RSウイルス感染症の患者数は年々増えてきています。
2012年くらいから全国的に増えてきていて、RSウイルスの検査をするようになったのが 3年ほど前です。
増えてきた要因は、検査をすることによって患者数をより正確につかめてきたということです。
RSウイルスかどうかを判定する検査キットというのがあるのですが、これが外来で保険適用されるようになったのが 2011年。
それまでは適用外だったこともあり、一般的にはあまり検査をされていませんでした。
ということは3年前までは、本当はRSウイルスに感染しているのに、そうとわからなかった患者さんも大勢いた可能性があります。
いったいRSウイルスとはどのようなウイルスなのでしょうか。
RSウイルスとは
「風邪」のウイルスのひとつでもあるんです。
風邪と診断された場合、原因は何かというと10~20種類のウイルスです。
『風邪の代表的な原因ウイルス』
- テラノウイルス・・・鼻風邪(鼻水やくしゃみ)
- RSウイルス・・・痰が絡む咳、発熱など
- メタニューモウイルス・・・細気管支炎など
RSウイルスの症状(初期)
RSウイルスに感染すると、まず子供は 元気がなくなり、咳こんだり熱が出たりします。
感染者のうち3割程度が下気道、つまりノドから肺にかけての症状が現れます。
RSウイルスの症状(重症化した場合)
重症化すると咳がひどくなり呼吸困難、そしてさらに進むと肺炎を引き起こします。
まれに「無呼吸」が起こる場合もあります。寝ていて突然呼吸が止まり、突然死につながる例も報告されているんです。

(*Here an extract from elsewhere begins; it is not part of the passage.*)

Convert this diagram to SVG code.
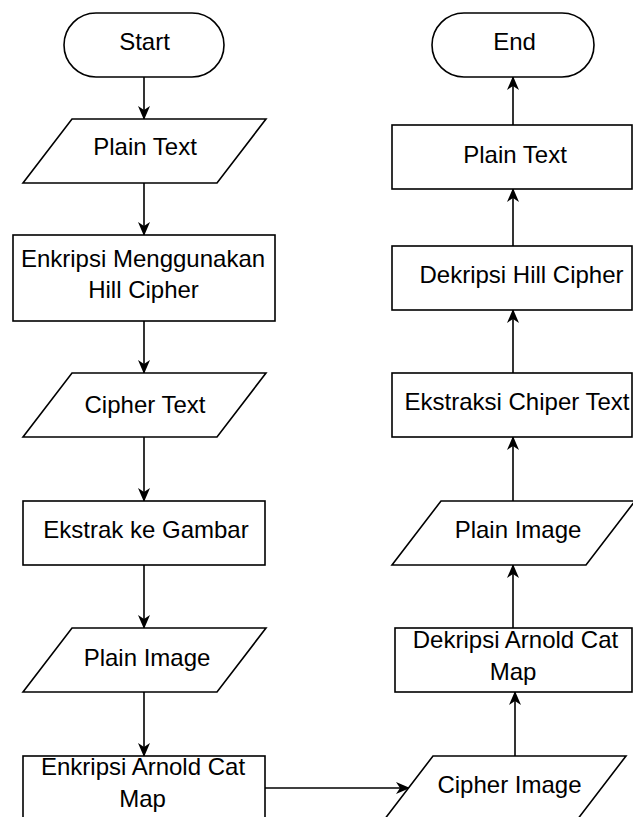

そういう意味ではインフルエンザよりも重症感があります。
RSウイルスの潜伏期間
潜伏期間が2日から1週間くらいあります。
症状が出始めてから、早い場合は6時間くらいで重症化してしまうことがあるんです。
なので、しっかりと子供の症状をチェックして、おかしいなと思えばすぐに病院へ行くことが大事です。
RSウイルスの症状で注意が必要な症状
子供や赤ちゃんの症状で注意するべきもの。
- 呼吸数が多くなる⇒通常は1分間に40回ほどだが、1分間に60回になるなど
- 痰が詰まってゼイゼイするような咳が出る
- 水や母乳を飲まない
- 苦しそうに呼吸をする
さらに、もともと呼吸器や心臓に疾患を持つ子供は注意!
乳幼児は急性気管支炎、肺炎を起こしやすいということも知っておきましょう。
RSウイルスの感染ルート
RSウイルスの感染経路は、メインは飛沫感染と接触感染です。
せきやくしゃみでウイルスが飛び散ります。
ドアやおもちゃなどに触ることでウイルスが付着します。
飛沫が服に付いた場合、30分間は感染力を保つんです。そしてRSウイルスは一度感染しても免疫がつきにくく、一生に何度でも感染します。

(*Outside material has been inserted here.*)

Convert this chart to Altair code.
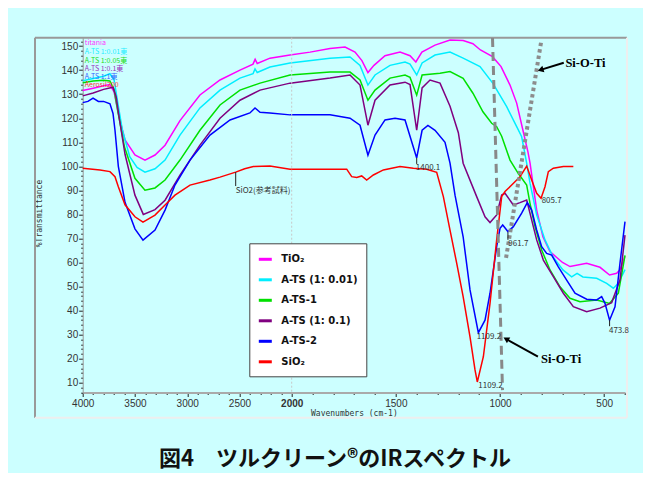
import altair as alt
import pandas as pd

# ---------------- data (wavenumber cm-1, %Transmittance) ----------------
tio2 = [(4000,131.5),(3900,132.5),(3800,133.5),(3740,134),(3700,131),(3660,122),(3595,111),(3500,104.7),
        (3404,102.6),(3308,104.7),(3212,108.8),(3069,119),(2878,129.7),(2686,135.9),(2495,140),(2370,142.5),
        (2350,144.5),(2330,142.8),(2208,145),(2016,146.3),(1912,147.5),(1816,149),(1744,149.6),(1696,147.5),
        (1663,144),(1634,139),(1605,142),(1552,146),(1480,147.5),(1432,146),(1404,143.4),(1375,147.5),
        (1312,150.4),(1240,152.5),(1177,152.3),(1130,151),(1094,148.4),(1036,145.6),(995,141.5),(952,133.8),
        (920,126.3),(890,115),(866,106),(856,101.4),(824,81.8),(794,70.7),(760,64.5),(700,60),(664,58.3),
        (584,59.7),(520,58),(474,54.8),(440,55.5),(424,57),(400,62.6)]
ats001 = [(4000,135.6),(3900,136.5),(3800,137.5),(3740,138.5),(3700,136),(3670,128),(3620,115),(3550,104),
          (3480,99.5),(3404,97.6),(3308,99),(3212,102.6),(3069,113),(2878,124.3),(2686,131.7),(2495,136.7),
          (2370,138.5),(2351,140.5),(2330,139),(2208,141.3),(2016,143),(1816,145),(1720,145.5),(1672,142),
          (1634,133.8),(1600,138),(1528,142),(1456,143.4),(1432,142.5),(1400,138),(1374,143),(1312,146.3),
          (1240,147.5),(1177,145),(1096,141.5),(1034,134.5),(968,124.8),(920,116.5),(896,112.3),(872,101.3),
          (856,93),(824,79.8),(784,69.4),(746,62.4),(698,56.9),(656,54),(630,55.5),(602,54),(536,53.4),
          (488,51.3),(456,49.3),(432,51.3),(400,57)]
ats1 = [(4000,134.8),(3900,135.5),(3800,135.8),(3740,135.5),(3700,132),(3660,122),(3600,108),(3500,95),
        (3404,90.1),(3308,91),(3212,94.3),(3069,102.6),(2878,115),(2686,125.5),(2495,131.7),(2303,134.6),
        (2016,138),(1816,139.2),(1720,139.2),(1672,135.9),(1634,127.5),(1600,131.7),(1528,136.7),(1456,138),
        (1432,137),(1400,129.6),(1374,138),(1288,138.7),(1240,139.4),(1177,136.6),(1130,130.4),(1082,122.7),
        (1040,117.9),(1016,116.5),(992,112.5),(952,102.6),(912,97),(872,92.2),(856,84.6),(832,74.9),
        (800,65.2),(760,56.9),(712,49.9),(664,45.1),(616,43.7),(536,44.4),(474,43),(432,47.2),(400,63)]
ats01 = [(4000,129.3),(3900,130.5),(3800,132),(3710,132.9),(3680,129),(3650,120),(3595,105),(3500,88),
         (3420,80),(3308,82),(3212,85.9),(3069,96.3),(2878,108.8),(2686,120),(2495,127.5),(2303,131.7),
         (2016,134.6),(1816,136.7),(1720,138),(1672,133.8),(1634,117.1),(1600,127.5),(1528,133.8),(1456,135),
         (1432,134),(1400,115),(1374,132.6),(1336,135.9),(1288,134.6),(1240,125),(1200,114),(1177,101.3),
         (1112,87.4),(1072,79),(1048,76.6),(1016,79.8),(992,88.1),(976,88.8),(936,83.9),(904,84.9),(872,86),
         (856,80.5),(824,69.4),(792,61),(744,54.1),(696,47.2),(648,41.6),(584,39.5),(520,41),(464,43.3),
         (424,52.7),(400,71.4)]
ats2 = [(4000,126.5),(3950,127),(3901,128.4),(3850,127),(3800,127),(3739,126),(3710,122),(3691,115),
        (3659,100),(3595,85),(3500,74),(3423,69.3),(3308,73.5),(3212,81.8),(3117,92.2),(2973,102.6),
        (2782,113),(2590,119.3),(2400,122.2),(2351,124.3),(2303,122.5),(2208,122.2),(2016,121.4),(1816,121.4),
        (1720,120),(1672,117.1),(1634,104.6),(1600,113),(1552,119.3),(1504,120),(1456,119.3),(1400,103.5),
        (1374,115),(1346,117),(1312,115),(1264,110),(1240,101.3),(1216,88),(1177,70.7),(1144,48.6),
        (1104,30.8),(1072,36),(1048,47.2),(1016,66.6),(1000,74.2),(987,75.6),(968,73.5),(962,72.8),
        (936,74.9),(896,80.5),(869,84.9),(848,81.8),(824,73.5),(800,66.6),(776,63.8),(752,63.1),(720,58.2),
        (680,52.7),(640,47.2),(584,44.7),(536,44.4),(512,45.8),(496,43),(474,36),(448,41.6),(424,59.7),(400,77)]
sio2 = [(4000,99.2),(3834,98.5),(3739,97.8),(3691,95.7),(3659,91.5),(3595,84),(3500,79),(3423,76.8),
        (3308,79.7),(3212,83.9),(3117,88),(2973,92.2),(2782,94.3),(2686,95.5),(2536,97.6),(2450,99),
        (2367,99.9),(2208,100.1),(2016,98.8),(1864,98.8),(1736,98.8),(1712,95.7),(1688,95.4),(1664,96),
        (1640,94.3),(1608,96.4),(1560,98.5),(1480,99.9),(1416,99.2),(1352,98.8),(1304,97.5),(1272,87.4),
        (1240,73.5),(1208,59.7),(1177,45.8),(1144,29.1),(1120,15.3),(1109,10.3),(1080,20.8),(1048,43),
        (1016,69.4),(992,87.4),(976,89.5),(944,92.2),(904,95.7),(872,100.1),(848,94.3),(824,88.8),
        (803,86.7),(784,91.5),(768,97.8),(744,99.2),(696,99.9),(648,99.9)]

series_names = ["TiO\u2082", "A-TS (1: 0.01)", "A-TS-1", "A-TS (1: 0.1)", "A-TS-2", "SiO\u2082"]
series_colors = ["#ff00ff", "#00eeff", "#00e000", "#800080", "#0000ff", "#ff0000"]
curves = [tio2, ats001, ats1, ats01, ats2, sio2]

# small coloured labels in the upper-left corner
corner_labels = ["titania", "A-TS 1:0.01東", "A-TS 1:0.05東", "A-TS 1:0.1東", "A-TS 1:1東", "Aerosil200"]
corner_colors = ["#ff33ff", "#22eeff", "#22dd22", "#9933bb", "#3366ff", "#ff3333"]
corner_wn = 3980
corner_t = [151.3, 147.7, 144.0, 140.6, 137.3, 134.0]

# peak annotations
peak_labels = ["1109.2", "1109.2", "961.7", "805.7", "473.8", "1400.1", "SiO2(参考試料)"]
peak_wn = [1112, 1104, 960, 800, 477, 1404, 2536]
peak_t = [29.1, 8.6, 67.7, 85.6, 31.5, 99.3, 89.9]
lead_wn = [962, 1400, 2536, 474]
lead_t1 = [72.6, 103.5, 97.6, 36.0]
lead_t2 = [69.4, 101.0, 91.8, 33.5]

# Si-O-Ti guide lines and arrows
dash_wn, dash_t = [1036, 988], [153.4, 6.9]
dot_wn, dot_t = [803, 971], [151.6, 61.9]
arrow1_wn, arrow1_t = [694, 805], [143.1, 140.1]
arrow2_wn, arrow2_t = [818, 971], [20.8, 28.2]
sioti_wn = [686, 803]
sioti_t = [142.9, 19.9]

x_ticks = list(range(4000, 399, -100))
y_ticks = list(range(6, 153, 2))

# ---------------- build ----------------
rows = []
for name, pts in zip(series_names, curves):
    for i, (w, t) in enumerate(pts):
        rows.append({"series": name, "wn": w, "T": t, "idx": i})
df = pd.DataFrame(rows)

XS = alt.Scale(domain=[4000, 2000, 400], range=[0, 209, 542.3], nice=False, zero=False)
YS = alt.Scale(domain=[5.92, 153.5], nice=False, zero=False)

xaxis = alt.Axis(
    values=x_ticks, format="d",
    labelExpr="datum.value % 500 === 0 ? datum.label : ''",
    tickSize={"condition": {"test": "datum.value % 500 === 0", "value": 4}, "value": 2},
    labelFontWeight={"condition": {"test": "datum.value === 2000", "value": "bold"}, "value": "normal"},
    tickColor="#222", domainColor="#aaaaaa", domainWidth=2,
    labelFont="Liberation Sans", labelFontSize=10, labelColor="#333", labelPadding=2,
    labelOverlap=False, labelFlush=False, grid=False,
    title="Wavenumbers (cm-1)", titleFont="DejaVu Sans Mono", titleFontSize=8,
    titleFontWeight="normal", titleColor="#333", titlePadding=1)
yaxis = alt.Axis(
    values=y_ticks,
    labelExpr="datum.value % 10 === 0 ? datum.label : ''",
    tickSize={"condition": {"test": "datum.value % 10 === 0", "value": 4}, "value": 2},
    tickColor="#222", domainColor="#999999", domainWidth=1,
    labelFont="Liberation Sans", labelFontSize=10, labelColor="#333", labelPadding=1,
    labelOverlap=False, labelFlush=False, grid=False,
    title="%Transmittance", titleFont="DejaVu Sans Mono", titleFontSize=8,
    titleFontWeight="normal", titleColor="#333", titleX=-42.7, titleY=175.3,
    titleAlign="center", titleBaseline="middle")


def X(field="wn"):
    return alt.X(f"{field}:Q", scale=XS, axis=xaxis)


def Y(field="T"):
    return alt.Y(f"{field}:Q", scale=YS, axis=yaxis)


one = pd.DataFrame({"a": [0]})

frame_dark = alt.Chart(one).mark_rule(color="#999999", strokeWidth=2).encode(
    x=alt.value(-47.7), x2=alt.value(544.3), y=alt.value(0))
frame_dark2 = alt.Chart(one).mark_rule(color="#999999", strokeWidth=2).encode(
    x=alt.value(-47.7), y=alt.value(0), y2=alt.value(380))
frame_light = alt.Chart(one).mark_rule(color="#eeeeee", strokeWidth=2).encode(
    x=alt.value(-47.7), x2=alt.value(544.3), y=alt.value(380))
frame_light2 = alt.Chart(one).mark_rule(color="#eeeeee", strokeWidth=2).encode(
    x=alt.value(544.3), y=alt.value(0), y2=alt.value(380))

lines = alt.Chart(df).mark_line(strokeWidth=1.5).encode(
    x=X(),
    y=Y(),
    color=alt.Color("series:N", scale=alt.Scale(domain=series_names, range=series_colors),
                    legend=alt.Legend(orient="none", legendX=166.6, legendY=205.6, title=None,
                                      symbolType="stroke", symbolSize=169, symbolStrokeWidth=3,
                                      labelFont="DejaVu Sans", labelFontWeight="bold", labelFontSize=10,
                                      labelColor="#111", rowPadding=6.5, padding=8, labelOffset=8,
                                      fillColor="white", strokeColor="#444")),
    order=alt.Order("idx:Q"),
    detail="series:N")

grid2000 = alt.Chart(pd.DataFrame({"wn": [2000]})).mark_rule(
    color="#c8c8c8", strokeDash=[2, 2], strokeWidth=1).encode(x=X())

dash_line = alt.Chart(pd.DataFrame({"wn": dash_wn, "T": dash_t})).mark_line(
    color="#888888", strokeWidth=3, strokeDash=[9, 5]).encode(x=X(), y=Y())
dot_line = alt.Chart(pd.DataFrame({"wn": dot_wn, "T": dot_t})).mark_line(
    color="#8c8c8c", strokeWidth=4, strokeDash=[3.5, 3]).encode(x=X(), y=Y())

leaders = alt.Chart(pd.DataFrame({"wn": lead_wn, "t1": lead_t1, "t2": lead_t2})).mark_rule(
    color="#222", strokeWidth=1).encode(x=X(), y=Y("t1"), y2="t2:Q")

peaks = alt.Chart(pd.DataFrame({"wn": peak_wn, "T": peak_t, "label": peak_labels})).mark_text(
    align="left", baseline="middle", font="Noto Sans CJK JP", fontSize=8, color="#333").encode(
    x=X(), y=Y(), text="label:N")

arrow1 = alt.Chart(pd.DataFrame({"wn": arrow1_wn, "T": arrow1_t})).mark_line(
    color="black", strokeWidth=2).encode(x=X(), y=Y())
arrow2 = alt.Chart(pd.DataFrame({"wn": arrow2_wn, "T": arrow2_t})).mark_line(
    color="black", strokeWidth=2).encode(x=X(), y=Y())
head1 = alt.Chart(pd.DataFrame({"wn": [arrow1_wn[1]], "T": [arrow1_t[1]]})).mark_point(
    shape="triangle-up", filled=True, size=45, color="black", opacity=1, angle=252).encode(x=X(), y=Y())
head2 = alt.Chart(pd.DataFrame({"wn": [arrow2_wn[1]], "T": [arrow2_t[1]]})).mark_point(
    shape="triangle-up", filled=True, size=45, color="black", opacity=1, angle=299).encode(x=X(), y=Y())
sioti = alt.Chart(pd.DataFrame({"wn": sioti_wn, "T": sioti_t, "label": ["Si-O-Ti", "Si-O-Ti"]})).mark_text(
    align="left", baseline="middle", font="Liberation Serif", fontWeight="bold", fontSize=12.5,
    color="black").encode(x=X(), y=Y(), text="label:N")

corner_layers = []
for lab, col, t in zip(corner_labels, corner_colors, corner_t):
    corner_layers.append(
        alt.Chart(pd.DataFrame({"wn": [corner_wn], "T": [t], "label": [lab]})).mark_text(
            align="left", baseline="middle", font="Noto Sans CJK JP", fontSize=7, color=col).encode(
            x=X(), y=Y(), text="label:N"))

title = alt.Chart(pd.DataFrame({"label": ["図4　ツルクリーン®のIRスペクトル"]})).mark_text(
    align="center", baseline="middle", font="Noto Sans CJK JP", fontWeight="bold", fontSize=22,
    color="#111").encode(x=alt.value(252.3), y=alt.value(421.5), text="label:N")

chart = alt.layer(
    lines, frame_dark, frame_dark2, frame_light, frame_light2, grid2000,
    dash_line, dot_line, leaders, peaks,
    arrow1, arrow2, head1, head2, sioti, *corner_layers, title
).properties(
    width=542.3, height=354.8, background="#ccffff",
    padding={"left": 74.7, "top": 29.7, "right": 18.0, "bottom": 80.5},
    autosize=alt.AutoSizeParams(type="none"),
).configure_view(stroke=None)

chart.save("out.html", embed_options={"renderer": "svg", "actions": False})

子供だけでなく抵抗力の弱い高齢者がかかっても、肺炎など重症化する可能性が高いです!
RSウイルスの薬と予防法
インフルエンザのようなワクチンや特効薬はありません。
予防としては、
- 公共施設(電車なども含めて)子供を人ごみに連れて行かないようにする、避ける
- 手を触れる可能性がある場所やもの(ドアノブやおもちゃ)をまめに除菌消毒する
- 手洗い、うがい、マスクをする
- 食器などの共用は感染の原因になるので避ける
- タバコの煙は子供の呼吸器にとって大きな刺激になるので近付けないこと
もう1つ注意が必要なことは
大人もRSウイルス感染しますが、ほとんどが軽く済みます。
単なる風邪のひきかけ、と思っていると、それを子供にうつして重症化する可能性もあるので、親も感染しないように気を付ける必要があります。
RSウイルスに感染したかな?と思ったときは
重要なのは水分補給!
子供はだるさなどから水分を欲しがらなくなるケースがありますが、それでもしっかりと水分を補給してください。
水分がとれないと、なかなか熱が下がりません。
赤ちゃんはよくRSウイルスに感染しますから、子供用の補液(スポーツドリンクなど)や
果物のジュースを多めにあげるのが重要です。
もし子供が「変な咳をしている」「呼吸がしんどそう」という症状がある場合は、迷わずお医者さんで診てもらいましょう。